On the heels of reporting a a whopper fourth quarter, Netflix shares hit a 52-week high of $211 in this morning's trading.
Netflix shares today jumped more than 15 percent to hit $211.30 after closing at $183.03 yesterday following its quarterly earnings report. Wall Street is obviously thrilled with the 3 million new subscribers that Netflix reported adding in the quarter ending December 31. The total number of Netflix subscribers stands now at more than 20 million.
The report released yesterday showed that the company blew past the street's profit expectations. The consensus among analysts was for Netflix to pay 71 cents per share but the company paid 87 cents.
Perhaps the Albanian army is on the move.

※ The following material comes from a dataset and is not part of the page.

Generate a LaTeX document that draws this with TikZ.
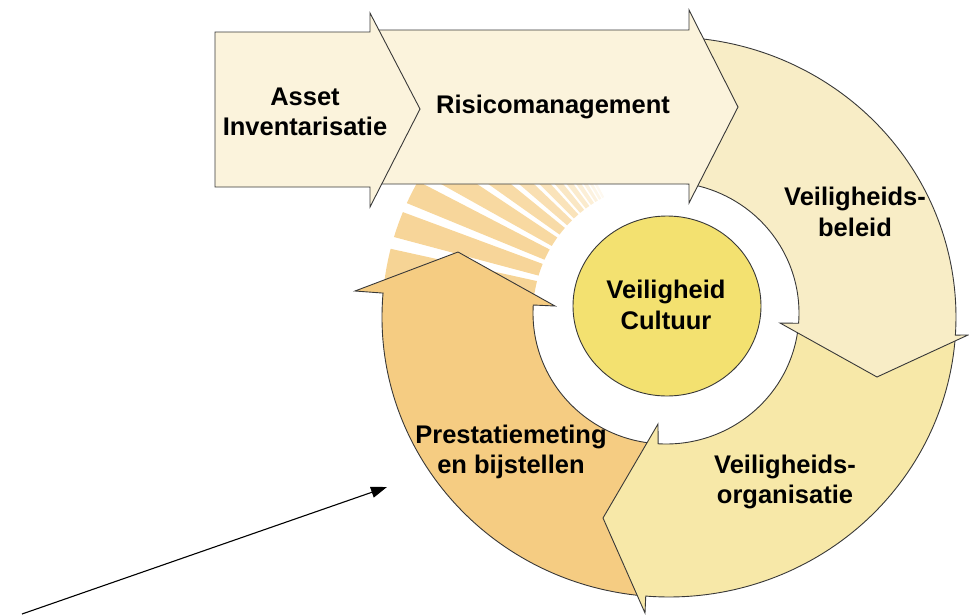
\documentclass[tikz,border=0pt]{standalone}
\usepackage{fontspec}
\setmainfont{Liberation Sans}
\usetikzlibrary{arrows.meta,shapes.geometric}
\definecolor{edge}{HTML}{383838}
\definecolor{cCream}{HTML}{FBF3DC}
\definecolor{cBel}{HTML}{F8EDC6}
\definecolor{cOrg}{HTML}{F7E8A8}
\definecolor{cPre}{HTML}{F5CC82}
\definecolor{cCul}{HTML}{F3E170}
\tikzset{
  shapeline/.style={draw=edge, line width=0.9pt, line join=miter},
  lbl/.style={font=\fontsize{25.5}{30.5}\selectfont\bfseries, align=center, text=black, inner sep=0pt},
}
\begin{document}
\begin{tikzpicture}[x=1pt,y=1pt]
\useasboundingbox (0,0) rectangle (969,-614);

% fading stripes (behind everything)
\foreach \a/\b/\o in {195/165.9/0.85, 163.4/158.0/0.82, 156.0/151.0/0.8, 149.2/144.8/0.75, 143.2/139.5/0.7, 138.0/135.0/0.62, 133.8/131.2/0.55, 130.2/128.0/0.47, 127.1/125.2/0.4, 124.4/122.8/0.32, 122.1/120.8/0.25, 120.2/119.1/0.18, 118.6/117.7/0.12}{
  \path[fill=cPre, fill opacity=\o] ({669+287*cos(\a)},{-317+280*sin(\a)})
    arc[start angle=\a, end angle=\b, x radius=287, y radius=280]
    -- ({666+133*cos(\b)},{-313+131*sin(\b)})
    arc[start angle=\b, end angle=\a, x radius=133, y radius=131] -- cycle;
}

% Prestatiemeting en bijstellen
\path[shapeline, fill=cPre] ({666+133*cos(-95)},{-313+131*sin(-95)})
  -- ({669+287*cos(-95.5)},{-317+280*sin(-95.5)})
  arc[start angle=-95.5, end angle=-184.9, x radius=287, y radius=280]
  -- (355,-291) -- (458,-252) -- (555,-306)
  -- ({666+133*cos(176.5)},{-313+131*sin(176.5)})
  arc[start angle=176.5, end angle=265, x radius=133, y radius=131] -- cycle;

% Veiligheidsorganisatie
\path[shapeline, fill=cOrg] ({666+133*cos(-7)},{-313+131*sin(-7)})
  -- ({669+287*cos(-4.5)},{-317+280*sin(-4.5)})
  arc[start angle=-4.5, end angle=-94.65, x radius=287, y radius=280]
  -- (645,-613) -- (603,-518) -- (658,-424)
  -- ({666+133*cos(-93.4)},{-313+131*sin(-93.4)})
  arc[start angle=-93.4, end angle=-7, x radius=133, y radius=131] -- cycle;

% Veiligheidsbeleid
\path[shapeline, fill=cBel] ({669+287*cos(95)},{-317+280*sin(95)})
  arc[start angle=95, end angle=-3.7, x radius=287, y radius=280]
  -- (968,-335) -- (877,-377) -- (780,-323)
  -- ({666+133*cos(-4.5)},{-313+131*sin(-4.5)})
  arc[start angle=-4.5, end angle=95, x radius=133, y radius=131] -- cycle;

% Risicomanagement arrow
\path[shapeline, fill=cCream] (375,-30) -- (689,-30) -- (689,-10) -- (738,-107)
  -- (689,-203) -- (689,-184) -- (375,-184) -- cycle;

% Asset Inventarisatie arrow
\path[shapeline, fill=cCream] (215,-32) -- (370,-32) -- (370,-13) -- (420,-109)
  -- (370,-207) -- (370,-187) -- (215,-187) -- cycle;

% centre
\node[ellipse, shapeline, fill=cCul, minimum width=188pt, minimum height=180pt, inner sep=0pt] (cul) at (667,-306) {};

% labels
\node[lbl] (asset) at (305,-112) {Asset\\Inventarisatie};
\node[lbl] (risico) at (553,-107) {Risicomanagement};
\node[lbl] (beleid) at (855,-212) {Veiligheids-\\beleid};
\node[lbl] (cultuur) at (666,-305) {Veiligheid\\Cultuur};
\node[lbl] (organ) at (785,-482) {Veiligheids-\\organisatie};
\node[lbl] (prest) at (511,-452) {Prestatiemeting\\en bijstellen};

% pointer
\coordinate (ptrS) at (22,-614);
\coordinate (ptrE) at (387,-487);
\draw[line width=1.1pt, -{Triangle[length=16pt,width=11pt]}] (ptrS) -- (ptrE);
\end{tikzpicture}
\end{document}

That's a reference to a comment made by Jeff Bewkes, Time Warner's CEO. He and some of his lieutenants have dismissed Netflix's chances of becoming a major power in movie distribution. The odds of Netflix accomplishing that were comparable to the Albanian army's chances of taking over the world.
While it's fun to poke fun at Bewkes, there's still plenty that could get in Netflix's way. The company's revenues were slightly light and there's plenty of anecdotal evidence that some Netflix users are dissatisfied with the quality of films in its streaming library. Cable pay TV services have long established relationships with Hollywood film studios and they typically pay more for content than Netflix.
Another challenge comes from the Internet service providers that want Netflix to pay the full costs of delivering streaming content to consumers.
But on this issue, Netflix has begun to push back. Sometime today, Netflix will release a report on which ISPs are best at delivering streaming video to customers' homes. The report could prove embarrassing for some bandwidth providers.